Fordham University announced Thursday that it would rescind the honorary degree given to Bill Cosby in 2001, marking the first time the University has ever taken back an honorary degree.
The Board of Trustees unanimously voted to rescind the honorary degree amid ongoing allegations that Cosby drugged and sexually abused multiple women over the course of his career. He had originally been awarded the degree for his role in enhancing black representation in American television.
In a letter to students and faculty, Fordham President Joseph M. McShane said that the University has never before rescinded an honorary degree, and that for it to happen "a recipient's actions would have to be both unambiguously dishonorable and have a deep impact."
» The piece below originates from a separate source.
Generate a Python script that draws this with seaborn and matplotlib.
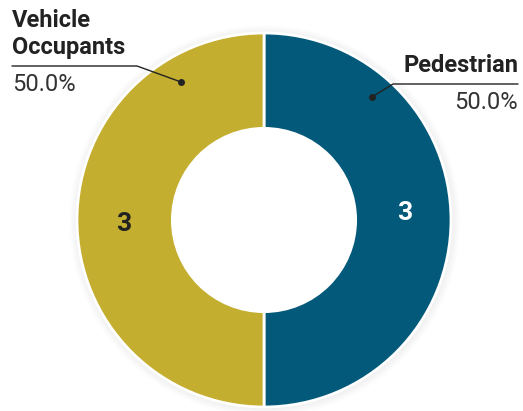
import numpy as np
import matplotlib
matplotlib.use("Agg")
import matplotlib.pyplot as plt
from matplotlib.patches import Wedge
import seaborn as sns

categories = ["Pedestrian", "Vehicle Occupants"]
label_text = ["Pedestrian", "Vehicle\nOccupants"]
values = [3, 3]
colors = ["#03597A", "#C4AE2F"]
value_colors = ["white", "#222222"]

sns.set_theme(style="white")
plt.rcParams['font.family'] = ['Roboto', 'DejaVu Sans']

W, H = 523, 411
fig = plt.figure(figsize=(W / 100, H / 100), dpi=100)
ax = fig.add_axes([0, 0, 1, 1])

cx, cy, R = 264, 220, 187  # pixel center and radius
# soft shadow behind the ring
for i in range(8):
    rr = 1.0 + (i + 1) * 0.006
    ax.add_patch(Wedge((0.004, -0.004), rr, 0, 360, width=0.012,
                       color="#000000", alpha=0.03 * (1 - i / 8), zorder=0, lw=0))
wedges, _ = ax.pie(values, colors=colors, startangle=90, counterclock=False,
                   radius=1.0, wedgeprops=dict(width=0.51, edgecolor="white", linewidth=2))

ax.set_aspect("auto")
ax.set_xlim(-cx / R, (W - cx) / R)
ax.set_ylim(-(H - cy) / R, cy / R)
ax.axis("off")

def px(x, y):
    return ((x - cx) / R, (cy - y) / R)

# value labels in each wedge
total = sum(values)
label_dy = [0.04, -0.02]
for w, v, c, dy in zip(wedges, values, value_colors, label_dy):
    mid = np.deg2rad((w.theta1 + w.theta2) / 2)
    r = 0.75
    ax.text(r * np.cos(mid), r * np.sin(mid) + dy, str(v), ha="center", va="center",
            fontsize=19, fontweight="bold", color=c)

# callouts
pcts = [100 * v / total for v in values]
# Pedestrian (right)
d = px(372, 97); k = px(393, 84); e = px(518, 84)
ax.plot([d[0], k[0], e[0]], [d[1], k[1], e[1]], color="#222222", lw=1)
ax.plot(*d, "o", color="#222222", ms=4)
ax.text(e[0], e[1] + 0.04, label_text[0], ha="right", va="bottom", fontsize=17,
        fontweight="bold", color="#222222")
ax.text(e[0], e[1] - 0.035, f"{pcts[0]:.1f}%", ha="right", va="top", fontsize=17,
        color="#333333")
# Vehicle occupants (left)
d = px(181, 82); k = px(137, 66); e = px(12, 66)
ax.plot([d[0], k[0], e[0]], [d[1], k[1], e[1]], color="#222222", lw=1)
ax.plot(*d, "o", color="#222222", ms=4)
ax.text(e[0], e[1] + 0.04, label_text[1], ha="left", va="bottom", fontsize=17,
        fontweight="bold", color="#222222", linespacing=1.2)
ax.text(e[0], e[1] - 0.035, f"{pcts[1]:.1f}%", ha="left", va="top", fontsize=17,
        color="#333333")

fig.savefig("out.png", dpi=100)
"By his own admission, Mr. Cosby’s sexual exploitation of women was premeditated and ongoing," McShane wrote. "Equally appalling is his longtime strategy of denigrating the reputations of women who accused him of such actions."
"That Mr. Cosby was willing to drug and rape women for his sexual gratification, and further damage those same women's reputations and careers to obscure his guilt, hurt not only his victims, but all women, and is beyond the pale."
McShane concluded that since the University could no longer stand by the degree it had awarded Cosby, especially as a Jesuit institution.
A Fordham representative confirmed the president's statement to TIME.
Multiple women have come forward over the last year with consistent stories of drugging and sexual abuse at the hands of Cosby over the last four decades, allegations that Cosby has consistently denied. But a recently uncovered deposition from 2005 shows Cosby admitting he used drugs and fame to convince women to sleep with him.